The time an innocent rule change reduced an soccer match to chaos

Untitled.0 - The time an innocent rule change reduced an soccer match to chaos

Barbados vs. Grenada started out as a normal, high-stakes game. Then things took an extremely silly turn.

Pick any sport you like, and you’ll find that The Rules are an elaborate nest of props. Trial and error has done just enough to make these games playable and entertaining, hardly a way to create an impervious, logical structure. Mess with those rules and the consequences might be both drastic and unforeseeable.

In competitive play, we bolted another set of meta-rules on top of our creaky sports. These rules dictate things like playoff seeding, scheduling, all that sort of stuff. The meta-rules have a significant effect on gameplay.

Take, for instance, the NFL, where margin of victory is almost entirely irrelevant. If it was moved up from the ninth tiebreaker slot or wherever it is now to look more like soccer, where goal differential is important, we’d see teams play garbage time very differently, which would probably lead to a change in injury patterns and spark all sorts of unforeseeable consequences.

In other words, mess with what works at your peril, as small tweaks can have extremely odd effects. But hey, this is Secret Base, and we love peril. Especially peril which happens to be as chaotic as possible.

The poor fools who meddled in the rules when they oughtn’t were CONCACAF, who made two serious mistakes in setting up 1994 Caribbean Cup qualifying.

  1. Golden goals. In soccer, a golden goal is when extra time with a win for whichever scores first. This basically never goes well, especially when you do a weird implementation of golden goals in which they for some reason count as two goals.
  2. Tie-avoidance. Extra time is a usual way to handle elimination games which are tied. It’s a less usual in group stage play, where teams compete on a small table with three points for a win and one for a draw.

These two factors combined to create absolute chaos in Group 1. Grenada were leading the group with a 2-0 win over Puerto Rico, earned via that golden goal rule. Barbados, meanwhile, were bringing up the rear after losing 1-0 to the same opposition. But they were still in with a shout. You’re never out of a three-team group until your last game.

The way it shook out was that Barbados could go level on points with Grenada by beating them, and overtake them in goal difference with a two-goal margin of victory. This meant that a 2-0 win (say) would allow them to progress out of the group and into the final tournament.
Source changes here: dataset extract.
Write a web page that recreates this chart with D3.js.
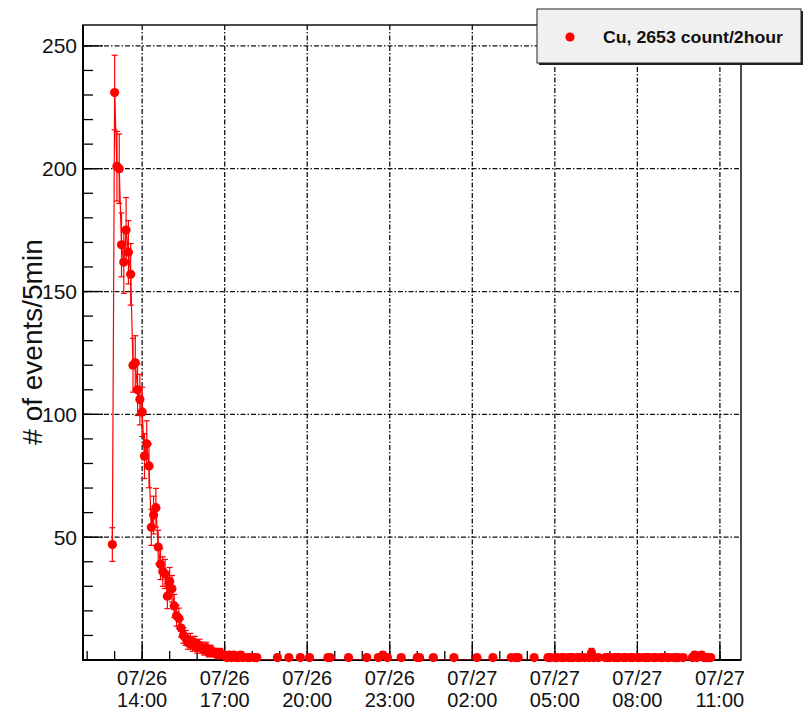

Everything looked ok until the 83rd minute. Barbados had swept out to a 2-0 lead and all was well. But then Grenada pulled a goal back. A 2-1 scoreline would mean they they topped the group instead of Barbados. And that is when CONCACAF’s rulebook misadventures came back to haunt them.

You may think this all sounds strangely familiar. That’s because one of our most popular videos deals with this match. I certainly can’t explain the wonderful disaster that unfurled better than my friends Ryan or Will, so … take it away, guys:

(If you didn’t want to watch, Barbados deliberately scored an own goal in the 87th minute, then prevented Granada scoring in either goal until extra time, then scored their golden goal to win the game 4-2 and Group 1 on goal difference. They advanced to the tournament finals, where they failed to make it out of Group A.)

One thing that the video didn’t highlight is that this wasn’t just a flaw with the golden goal rule. The own goal mess arose because of the interaction of the two mistakes I’d highlighted earlier. Changing the value of a golden goal means nothing without the eccentric decision to allow group stage matches to go to extra time. Extra time in group-stage games with standard golden goal rules would have forced Barbados to try to go for the win in normal time.

There were only two rule combinations which would have made Barbados’s bizarre plan worthwhile: the one we got, and also extra time in group stage draws but with no golden goal at all. In that case, Barbados would have had thirty minutes to score two goals rather than seven to score one, which is an obvious trade to make (although not as obvious as the one they did end up making).

For me, that suggests that the rule-fiddlers had attempted to anticipate the mess that their decision on extra time would create by introducing the golden goal rule. But then they tweaked that one too (why? I have no idea), and glorious disaster ensued. Well done all round.